[Directions]: Write out the entries verbatim and leave the images out of the copy.

Entries with chart source code:
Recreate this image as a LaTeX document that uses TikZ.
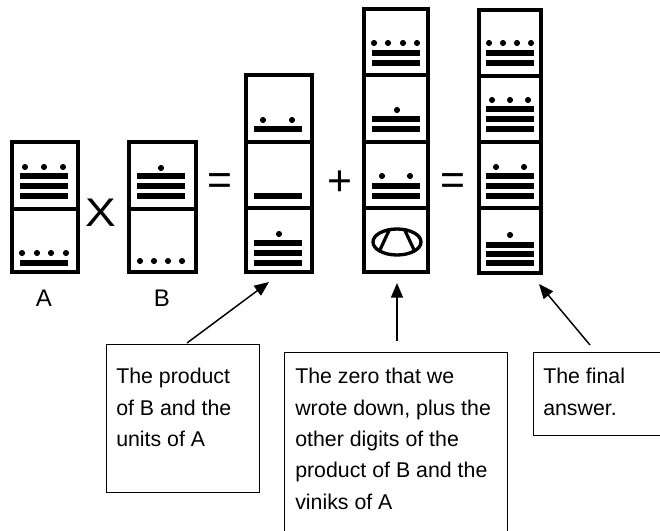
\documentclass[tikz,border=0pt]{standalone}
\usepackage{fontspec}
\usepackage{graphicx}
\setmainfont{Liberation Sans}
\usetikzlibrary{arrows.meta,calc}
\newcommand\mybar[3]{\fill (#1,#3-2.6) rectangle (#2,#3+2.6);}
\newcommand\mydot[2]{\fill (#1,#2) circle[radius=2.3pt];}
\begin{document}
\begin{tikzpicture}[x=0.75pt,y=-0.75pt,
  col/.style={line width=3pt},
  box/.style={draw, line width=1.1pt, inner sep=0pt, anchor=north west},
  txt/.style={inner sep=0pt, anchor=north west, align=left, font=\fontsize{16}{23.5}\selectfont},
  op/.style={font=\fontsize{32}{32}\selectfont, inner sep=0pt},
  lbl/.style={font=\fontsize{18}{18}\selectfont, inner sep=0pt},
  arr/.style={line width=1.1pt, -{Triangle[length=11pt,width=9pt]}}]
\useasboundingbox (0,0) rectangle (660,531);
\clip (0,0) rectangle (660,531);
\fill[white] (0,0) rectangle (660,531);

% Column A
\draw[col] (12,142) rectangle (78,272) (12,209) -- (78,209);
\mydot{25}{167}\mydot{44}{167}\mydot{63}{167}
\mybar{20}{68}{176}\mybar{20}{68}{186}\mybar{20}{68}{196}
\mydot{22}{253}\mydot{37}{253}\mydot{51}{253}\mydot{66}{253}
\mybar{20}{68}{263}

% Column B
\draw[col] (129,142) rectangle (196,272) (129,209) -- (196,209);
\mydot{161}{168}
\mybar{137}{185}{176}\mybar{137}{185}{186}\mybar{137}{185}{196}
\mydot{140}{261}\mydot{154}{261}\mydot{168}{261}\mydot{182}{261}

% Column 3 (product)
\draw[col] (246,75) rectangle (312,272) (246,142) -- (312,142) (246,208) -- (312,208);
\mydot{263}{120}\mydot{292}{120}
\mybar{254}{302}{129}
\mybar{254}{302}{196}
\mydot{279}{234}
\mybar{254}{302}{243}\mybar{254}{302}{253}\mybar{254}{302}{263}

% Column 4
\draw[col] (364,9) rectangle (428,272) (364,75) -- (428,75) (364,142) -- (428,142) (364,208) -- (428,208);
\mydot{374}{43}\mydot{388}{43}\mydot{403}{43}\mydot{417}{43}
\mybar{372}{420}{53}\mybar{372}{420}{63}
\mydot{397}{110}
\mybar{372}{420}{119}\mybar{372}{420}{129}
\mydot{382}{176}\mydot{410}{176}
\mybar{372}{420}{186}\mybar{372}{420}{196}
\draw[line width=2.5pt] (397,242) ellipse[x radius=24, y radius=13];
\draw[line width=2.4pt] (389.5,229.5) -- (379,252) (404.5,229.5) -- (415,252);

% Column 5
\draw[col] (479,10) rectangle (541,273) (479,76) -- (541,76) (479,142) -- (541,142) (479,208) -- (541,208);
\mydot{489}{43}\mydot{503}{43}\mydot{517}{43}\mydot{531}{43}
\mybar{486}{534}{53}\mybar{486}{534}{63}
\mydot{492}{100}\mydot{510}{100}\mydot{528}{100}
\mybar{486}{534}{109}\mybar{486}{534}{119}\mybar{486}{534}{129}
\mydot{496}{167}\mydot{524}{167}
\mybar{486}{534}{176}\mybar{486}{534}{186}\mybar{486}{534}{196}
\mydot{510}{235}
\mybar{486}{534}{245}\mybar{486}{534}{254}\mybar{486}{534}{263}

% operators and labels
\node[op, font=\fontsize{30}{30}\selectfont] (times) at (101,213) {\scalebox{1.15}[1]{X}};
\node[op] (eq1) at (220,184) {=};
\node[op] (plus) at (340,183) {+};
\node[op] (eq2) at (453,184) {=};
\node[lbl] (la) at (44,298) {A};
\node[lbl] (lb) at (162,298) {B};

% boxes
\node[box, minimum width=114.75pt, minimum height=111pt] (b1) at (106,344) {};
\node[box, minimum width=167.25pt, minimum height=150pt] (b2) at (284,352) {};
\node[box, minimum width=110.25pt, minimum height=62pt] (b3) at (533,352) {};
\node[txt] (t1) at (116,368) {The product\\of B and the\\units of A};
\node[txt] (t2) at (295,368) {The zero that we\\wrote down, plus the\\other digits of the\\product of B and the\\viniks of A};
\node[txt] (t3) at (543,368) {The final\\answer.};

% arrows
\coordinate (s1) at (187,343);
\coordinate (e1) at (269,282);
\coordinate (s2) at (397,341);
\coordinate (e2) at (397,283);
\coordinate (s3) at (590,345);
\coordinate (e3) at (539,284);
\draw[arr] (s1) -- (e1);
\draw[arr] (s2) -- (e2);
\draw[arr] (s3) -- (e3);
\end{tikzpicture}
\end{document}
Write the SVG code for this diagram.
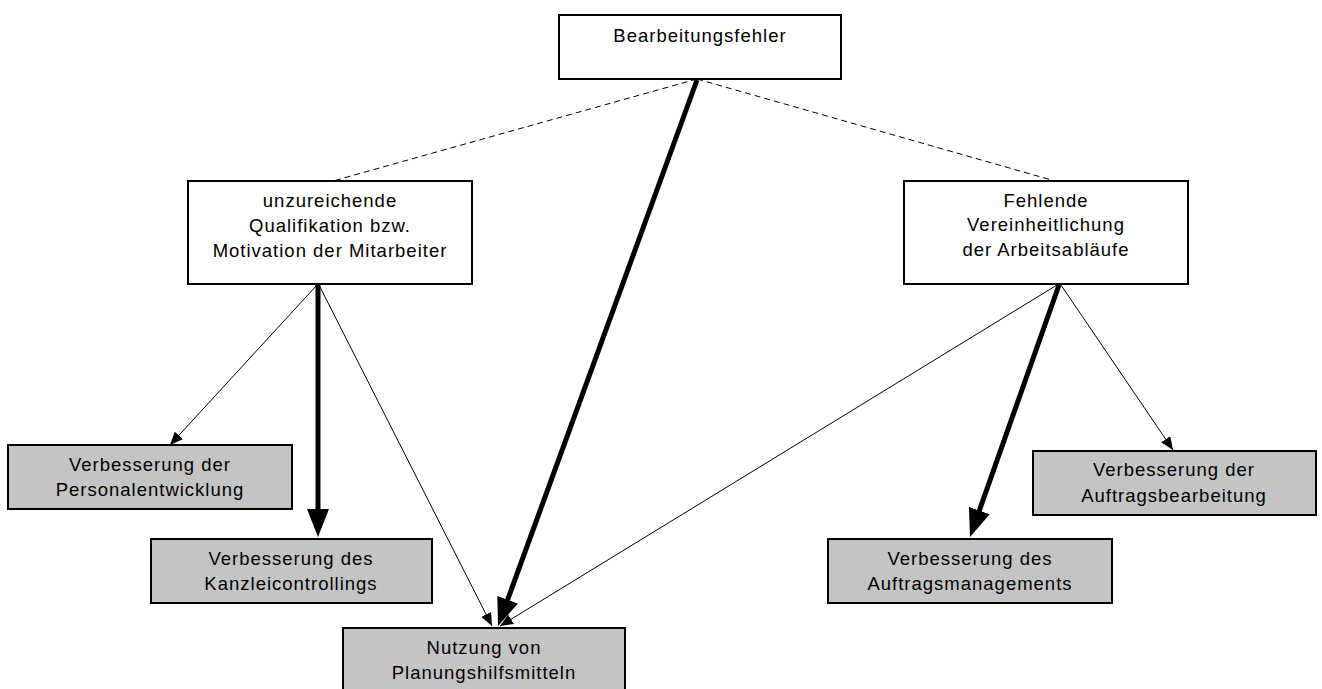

[Task output]:
Recreate this image as a LaTeX document that uses TikZ.
\documentclass[tikz,border=0pt]{standalone}
\usepackage{fontspec}
\usepackage{graphicx}
\setmainfont{Liberation Sans}
\usetikzlibrary{arrows.meta,calc}
\newcommand\mybar[3]{\fill (#1,#3-2.6) rectangle (#2,#3+2.6);}
\newcommand\mydot[2]{\fill (#1,#2) circle[radius=2.3pt];}
\begin{document}
\begin{tikzpicture}[x=0.75pt,y=-0.75pt,
  col/.style={line width=3pt},
  box/.style={draw, line width=1.1pt, inner sep=0pt, anchor=north west},
  txt/.style={inner sep=0pt, anchor=north west, align=left, font=\fontsize{16}{23.5}\selectfont},
  op/.style={font=\fontsize{32}{32}\selectfont, inner sep=0pt},
  lbl/.style={font=\fontsize{18}{18}\selectfont, inner sep=0pt},
  arr/.style={line width=1.1pt, -{Triangle[length=11pt,width=9pt]}}]
\useasboundingbox (0,0) rectangle (660,531);
\clip (0,0) rectangle (660,531);
\fill[white] (0,0) rectangle (660,531);

% Column A
\draw[col] (12,142) rectangle (78,272) (12,209) -- (78,209);
\mydot{25}{167}\mydot{44}{167}\mydot{63}{167}
\mybar{20}{68}{176}\mybar{20}{68}{186}\mybar{20}{68}{196}
\mydot{22}{253}\mydot{37}{253}\mydot{51}{253}\mydot{66}{253}
\mybar{20}{68}{263}

% Column B
\draw[col] (129,142) rectangle (196,272) (129,209) -- (196,209);
\mydot{161}{168}
\mybar{137}{185}{176}\mybar{137}{185}{186}\mybar{137}{185}{196}
\mydot{140}{261}\mydot{154}{261}\mydot{168}{261}\mydot{182}{261}

% Column 3 (product)
\draw[col] (246,75) rectangle (312,272) (246,142) -- (312,142) (246,208) -- (312,208);
\mydot{263}{120}\mydot{292}{120}
\mybar{254}{302}{129}
\mybar{254}{302}{196}
\mydot{279}{234}
\mybar{254}{302}{243}\mybar{254}{302}{253}\mybar{254}{302}{263}

% Column 4
\draw[col] (364,9) rectangle (428,272) (364,75) -- (428,75) (364,142) -- (428,142) (364,208) -- (428,208);
\mydot{374}{43}\mydot{388}{43}\mydot{403}{43}\mydot{417}{43}
\mybar{372}{420}{53}\mybar{372}{420}{63}
\mydot{397}{110}
\mybar{372}{420}{119}\mybar{372}{420}{129}
\mydot{382}{176}\mydot{410}{176}
\mybar{372}{420}{186}\mybar{372}{420}{196}
\draw[line width=2.5pt] (397,242) ellipse[x radius=24, y radius=13];
\draw[line width=2.4pt] (389.5,229.5) -- (379,252) (404.5,229.5) -- (415,252);

% Column 5
\draw[col] (479,10) rectangle (541,273) (479,76) -- (541,76) (479,142) -- (541,142) (479,208) -- (541,208);
\mydot{489}{43}\mydot{503}{43}\mydot{517}{43}\mydot{531}{43}
\mybar{486}{534}{53}\mybar{486}{534}{63}
\mydot{492}{100}\mydot{510}{100}\mydot{528}{100}
\mybar{486}{534}{109}\mybar{486}{534}{119}\mybar{486}{534}{129}
\mydot{496}{167}\mydot{524}{167}
\mybar{486}{534}{176}\mybar{486}{534}{186}\mybar{486}{534}{196}
\mydot{510}{235}
\mybar{486}{534}{245}\mybar{486}{534}{254}\mybar{486}{534}{263}

% operators and labels
\node[op, font=\fontsize{30}{30}\selectfont] (times) at (101,213) {\scalebox{1.15}[1]{X}};
\node[op] (eq1) at (220,184) {=};
\node[op] (plus) at (340,183) {+};
\node[op] (eq2) at (453,184) {=};
\node[lbl] (la) at (44,298) {A};
\node[lbl] (lb) at (162,298) {B};

% boxes
\node[box, minimum width=114.75pt, minimum height=111pt] (b1) at (106,344) {};
\node[box, minimum width=167.25pt, minimum height=150pt] (b2) at (284,352) {};
\node[box, minimum width=110.25pt, minimum height=62pt] (b3) at (533,352) {};
\node[txt] (t1) at (116,368) {The product\\of B and the\\units of A};
\node[txt] (t2) at (295,368) {The zero that we\\wrote down, plus the\\other digits of the\\product of B and the\\viniks of A};
\node[txt] (t3) at (543,368) {The final\\answer.};

% arrows
\coordinate (s1) at (187,343);
\coordinate (e1) at (269,282);
\coordinate (s2) at (397,341);
\coordinate (e2) at (397,283);
\coordinate (s3) at (590,345);
\coordinate (e3) at (539,284);
\draw[arr] (s1) -- (e1);
\draw[arr] (s2) -- (e2);
\draw[arr] (s3) -- (e3);
\end{tikzpicture}
\end{document}
Write the SVG code for this diagram.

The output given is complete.